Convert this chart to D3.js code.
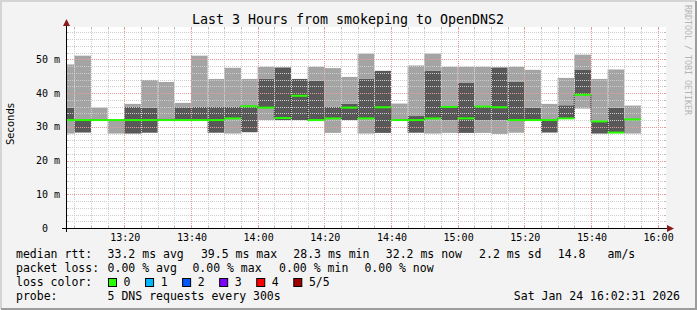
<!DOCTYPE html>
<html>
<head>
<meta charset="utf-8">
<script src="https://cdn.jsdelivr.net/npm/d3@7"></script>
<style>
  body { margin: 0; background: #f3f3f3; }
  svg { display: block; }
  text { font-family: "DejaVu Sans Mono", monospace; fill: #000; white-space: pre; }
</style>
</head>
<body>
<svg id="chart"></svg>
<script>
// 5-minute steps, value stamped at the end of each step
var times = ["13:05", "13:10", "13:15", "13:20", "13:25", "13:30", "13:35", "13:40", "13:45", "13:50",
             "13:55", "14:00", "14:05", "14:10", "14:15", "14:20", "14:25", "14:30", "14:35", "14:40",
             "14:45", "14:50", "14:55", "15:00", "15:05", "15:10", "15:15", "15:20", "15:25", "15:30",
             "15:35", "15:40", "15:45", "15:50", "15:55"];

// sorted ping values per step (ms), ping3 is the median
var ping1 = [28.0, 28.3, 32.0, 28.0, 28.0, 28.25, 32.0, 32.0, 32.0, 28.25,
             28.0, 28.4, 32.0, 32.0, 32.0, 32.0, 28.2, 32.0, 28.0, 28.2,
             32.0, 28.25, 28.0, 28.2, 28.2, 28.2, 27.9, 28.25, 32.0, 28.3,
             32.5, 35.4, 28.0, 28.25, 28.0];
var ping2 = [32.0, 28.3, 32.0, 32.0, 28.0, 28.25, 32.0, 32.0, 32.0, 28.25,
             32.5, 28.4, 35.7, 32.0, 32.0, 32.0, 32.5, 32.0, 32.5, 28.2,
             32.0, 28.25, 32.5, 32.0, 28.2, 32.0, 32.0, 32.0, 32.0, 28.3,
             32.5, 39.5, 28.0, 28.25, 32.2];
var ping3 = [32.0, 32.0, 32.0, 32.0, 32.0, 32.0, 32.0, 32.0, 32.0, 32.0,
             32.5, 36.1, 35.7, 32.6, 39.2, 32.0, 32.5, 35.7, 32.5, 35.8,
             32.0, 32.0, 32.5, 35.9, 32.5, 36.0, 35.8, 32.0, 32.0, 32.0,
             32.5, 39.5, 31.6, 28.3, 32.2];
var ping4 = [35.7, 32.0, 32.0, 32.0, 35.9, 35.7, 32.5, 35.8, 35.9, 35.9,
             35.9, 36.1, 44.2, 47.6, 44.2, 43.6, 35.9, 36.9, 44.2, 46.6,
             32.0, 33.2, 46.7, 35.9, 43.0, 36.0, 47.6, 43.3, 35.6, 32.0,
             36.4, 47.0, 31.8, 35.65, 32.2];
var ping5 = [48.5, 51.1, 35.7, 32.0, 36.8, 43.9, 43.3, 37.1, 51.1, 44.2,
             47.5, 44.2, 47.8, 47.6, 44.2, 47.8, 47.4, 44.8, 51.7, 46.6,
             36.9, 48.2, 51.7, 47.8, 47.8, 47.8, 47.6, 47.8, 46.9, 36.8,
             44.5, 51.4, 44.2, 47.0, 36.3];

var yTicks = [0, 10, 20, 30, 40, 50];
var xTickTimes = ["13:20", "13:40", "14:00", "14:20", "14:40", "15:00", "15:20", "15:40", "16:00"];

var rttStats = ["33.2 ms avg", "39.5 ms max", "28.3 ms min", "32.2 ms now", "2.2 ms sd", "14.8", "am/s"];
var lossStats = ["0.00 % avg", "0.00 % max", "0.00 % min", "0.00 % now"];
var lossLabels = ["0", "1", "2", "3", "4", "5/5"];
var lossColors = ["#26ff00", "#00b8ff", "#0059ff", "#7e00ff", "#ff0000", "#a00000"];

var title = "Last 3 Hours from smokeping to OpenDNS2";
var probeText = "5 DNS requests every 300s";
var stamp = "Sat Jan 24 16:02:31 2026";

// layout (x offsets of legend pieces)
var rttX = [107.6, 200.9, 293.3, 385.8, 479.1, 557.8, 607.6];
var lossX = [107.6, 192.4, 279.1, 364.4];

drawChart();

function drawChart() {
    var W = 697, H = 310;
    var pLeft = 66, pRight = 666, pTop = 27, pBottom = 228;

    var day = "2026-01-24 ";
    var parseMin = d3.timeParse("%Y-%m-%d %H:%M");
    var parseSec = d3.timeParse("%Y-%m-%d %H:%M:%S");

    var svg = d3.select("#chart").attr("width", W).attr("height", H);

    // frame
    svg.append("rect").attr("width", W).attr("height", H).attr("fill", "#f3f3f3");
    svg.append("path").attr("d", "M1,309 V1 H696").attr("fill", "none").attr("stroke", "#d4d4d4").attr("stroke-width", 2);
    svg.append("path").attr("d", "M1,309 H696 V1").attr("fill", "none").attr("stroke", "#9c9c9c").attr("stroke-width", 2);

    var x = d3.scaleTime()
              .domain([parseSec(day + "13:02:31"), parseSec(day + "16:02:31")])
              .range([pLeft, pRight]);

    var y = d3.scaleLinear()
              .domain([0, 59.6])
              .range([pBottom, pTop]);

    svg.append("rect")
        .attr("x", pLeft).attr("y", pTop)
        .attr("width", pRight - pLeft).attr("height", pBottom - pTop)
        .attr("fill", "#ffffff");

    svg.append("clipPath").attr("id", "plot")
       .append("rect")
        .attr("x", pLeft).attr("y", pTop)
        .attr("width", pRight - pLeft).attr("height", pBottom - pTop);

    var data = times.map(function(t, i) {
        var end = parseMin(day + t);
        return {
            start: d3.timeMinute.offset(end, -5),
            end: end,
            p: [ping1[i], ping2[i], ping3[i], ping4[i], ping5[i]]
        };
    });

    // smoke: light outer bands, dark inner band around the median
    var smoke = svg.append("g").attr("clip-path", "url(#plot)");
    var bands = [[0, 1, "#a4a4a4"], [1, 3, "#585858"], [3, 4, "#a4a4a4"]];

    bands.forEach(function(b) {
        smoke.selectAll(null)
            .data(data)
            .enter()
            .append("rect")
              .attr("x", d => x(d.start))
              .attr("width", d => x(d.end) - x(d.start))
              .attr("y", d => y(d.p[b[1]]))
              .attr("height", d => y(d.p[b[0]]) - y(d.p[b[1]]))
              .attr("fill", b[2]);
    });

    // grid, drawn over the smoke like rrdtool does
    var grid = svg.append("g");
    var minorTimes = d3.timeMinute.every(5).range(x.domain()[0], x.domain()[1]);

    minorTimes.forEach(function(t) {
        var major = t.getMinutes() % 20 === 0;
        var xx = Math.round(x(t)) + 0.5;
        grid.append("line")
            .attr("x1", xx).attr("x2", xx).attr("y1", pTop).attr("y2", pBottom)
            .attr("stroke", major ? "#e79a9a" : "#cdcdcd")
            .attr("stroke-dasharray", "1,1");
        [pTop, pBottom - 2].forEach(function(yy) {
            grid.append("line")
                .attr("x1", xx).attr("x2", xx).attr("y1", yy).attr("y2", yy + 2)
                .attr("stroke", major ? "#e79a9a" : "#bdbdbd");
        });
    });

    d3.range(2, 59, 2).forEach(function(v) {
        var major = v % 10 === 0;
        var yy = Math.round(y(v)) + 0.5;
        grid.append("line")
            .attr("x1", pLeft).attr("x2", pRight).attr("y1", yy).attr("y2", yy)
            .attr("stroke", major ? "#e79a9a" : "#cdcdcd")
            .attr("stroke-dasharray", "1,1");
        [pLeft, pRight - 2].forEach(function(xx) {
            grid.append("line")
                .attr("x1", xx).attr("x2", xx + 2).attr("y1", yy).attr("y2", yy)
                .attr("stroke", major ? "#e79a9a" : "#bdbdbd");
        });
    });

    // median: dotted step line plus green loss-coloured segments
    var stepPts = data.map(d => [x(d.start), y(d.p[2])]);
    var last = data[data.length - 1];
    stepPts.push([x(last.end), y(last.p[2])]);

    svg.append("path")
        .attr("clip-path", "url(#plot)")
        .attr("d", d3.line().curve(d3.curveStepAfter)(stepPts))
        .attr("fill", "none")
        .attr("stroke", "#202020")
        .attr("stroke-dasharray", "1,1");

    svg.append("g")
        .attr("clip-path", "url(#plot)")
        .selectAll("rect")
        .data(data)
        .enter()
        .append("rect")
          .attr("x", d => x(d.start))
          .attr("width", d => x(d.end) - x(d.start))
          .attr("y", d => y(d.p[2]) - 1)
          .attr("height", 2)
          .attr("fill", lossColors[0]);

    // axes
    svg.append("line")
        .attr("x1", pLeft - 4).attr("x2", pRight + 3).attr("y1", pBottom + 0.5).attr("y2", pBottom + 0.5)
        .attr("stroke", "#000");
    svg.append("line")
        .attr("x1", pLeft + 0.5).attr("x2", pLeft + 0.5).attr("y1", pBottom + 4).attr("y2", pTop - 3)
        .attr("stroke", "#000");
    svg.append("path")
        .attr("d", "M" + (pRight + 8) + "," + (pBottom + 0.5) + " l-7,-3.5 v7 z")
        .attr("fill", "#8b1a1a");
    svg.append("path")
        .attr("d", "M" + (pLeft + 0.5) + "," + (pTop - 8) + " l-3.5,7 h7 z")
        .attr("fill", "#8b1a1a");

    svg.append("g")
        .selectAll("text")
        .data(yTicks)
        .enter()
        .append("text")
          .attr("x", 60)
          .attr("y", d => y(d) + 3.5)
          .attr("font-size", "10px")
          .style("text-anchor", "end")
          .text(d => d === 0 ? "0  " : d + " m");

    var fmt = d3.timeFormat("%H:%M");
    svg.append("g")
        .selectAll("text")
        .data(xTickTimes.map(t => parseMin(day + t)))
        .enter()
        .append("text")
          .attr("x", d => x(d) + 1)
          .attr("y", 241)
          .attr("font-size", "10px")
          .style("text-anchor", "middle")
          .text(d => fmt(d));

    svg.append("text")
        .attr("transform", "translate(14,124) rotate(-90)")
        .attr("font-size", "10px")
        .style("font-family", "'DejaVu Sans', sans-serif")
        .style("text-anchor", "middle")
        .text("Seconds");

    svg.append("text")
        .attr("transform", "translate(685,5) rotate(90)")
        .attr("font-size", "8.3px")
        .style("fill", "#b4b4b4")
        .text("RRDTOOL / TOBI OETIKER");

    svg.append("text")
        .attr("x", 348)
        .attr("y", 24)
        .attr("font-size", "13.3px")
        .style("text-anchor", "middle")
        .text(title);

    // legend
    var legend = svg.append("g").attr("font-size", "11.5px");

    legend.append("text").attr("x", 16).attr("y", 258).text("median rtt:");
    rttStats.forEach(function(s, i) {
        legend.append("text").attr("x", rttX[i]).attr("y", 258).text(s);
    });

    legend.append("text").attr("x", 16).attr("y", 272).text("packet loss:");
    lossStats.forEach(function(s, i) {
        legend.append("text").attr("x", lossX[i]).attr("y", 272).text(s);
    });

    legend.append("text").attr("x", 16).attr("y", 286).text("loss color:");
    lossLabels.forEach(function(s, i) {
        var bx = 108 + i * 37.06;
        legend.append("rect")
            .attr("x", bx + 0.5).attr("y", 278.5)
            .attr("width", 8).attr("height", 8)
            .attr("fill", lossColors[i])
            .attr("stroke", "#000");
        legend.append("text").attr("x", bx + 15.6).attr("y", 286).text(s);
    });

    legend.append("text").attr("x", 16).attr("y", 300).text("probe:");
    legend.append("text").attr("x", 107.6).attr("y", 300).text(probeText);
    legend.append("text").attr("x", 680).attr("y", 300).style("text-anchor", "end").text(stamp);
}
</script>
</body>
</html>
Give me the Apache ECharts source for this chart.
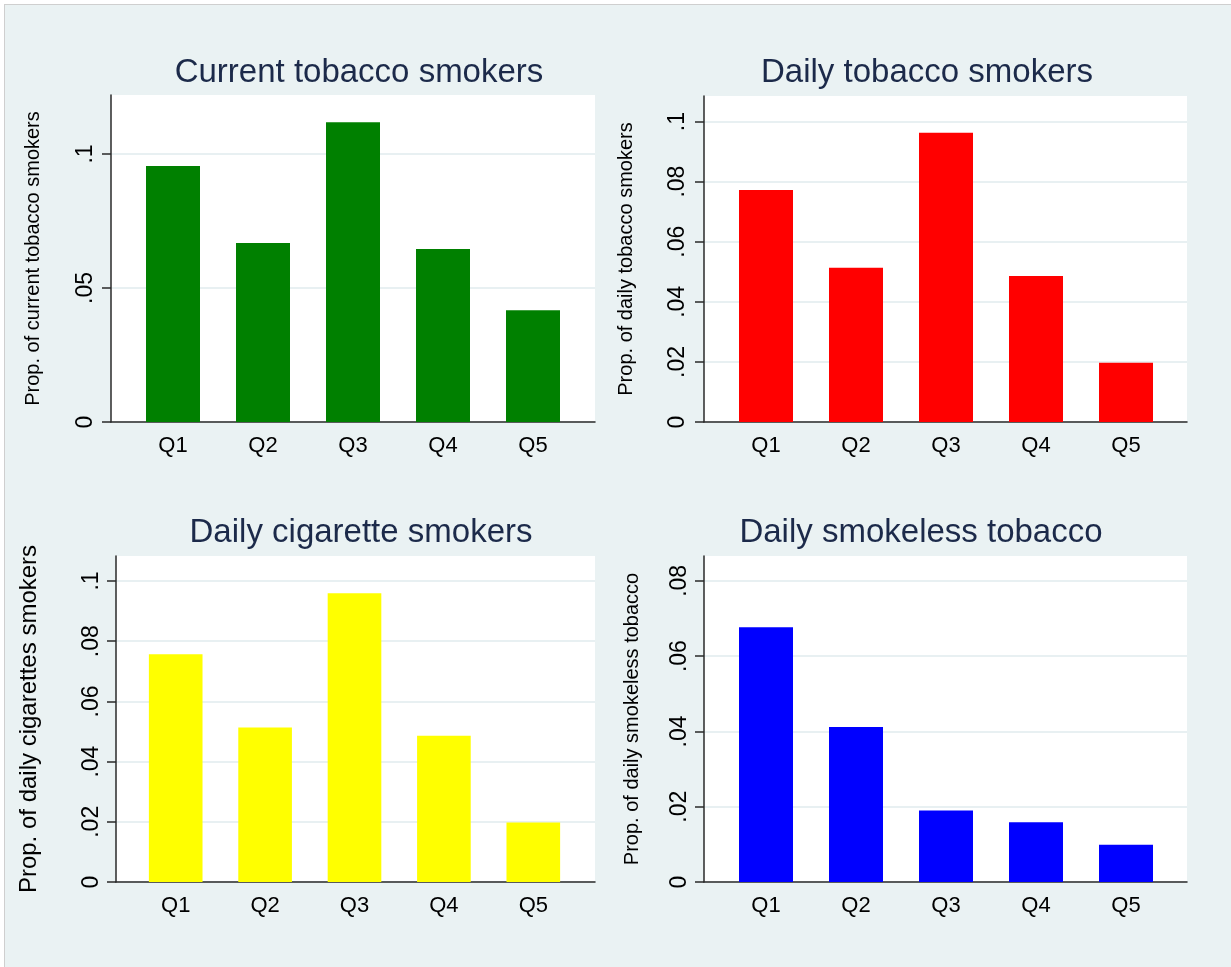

→ **THE REQUEST**:
Select every line in the records above that contains the word "this".

→ **EXERCISE OUTPUT**:
Convert this chart to D3.js code.
Give me the Apache ECharts source for this chart.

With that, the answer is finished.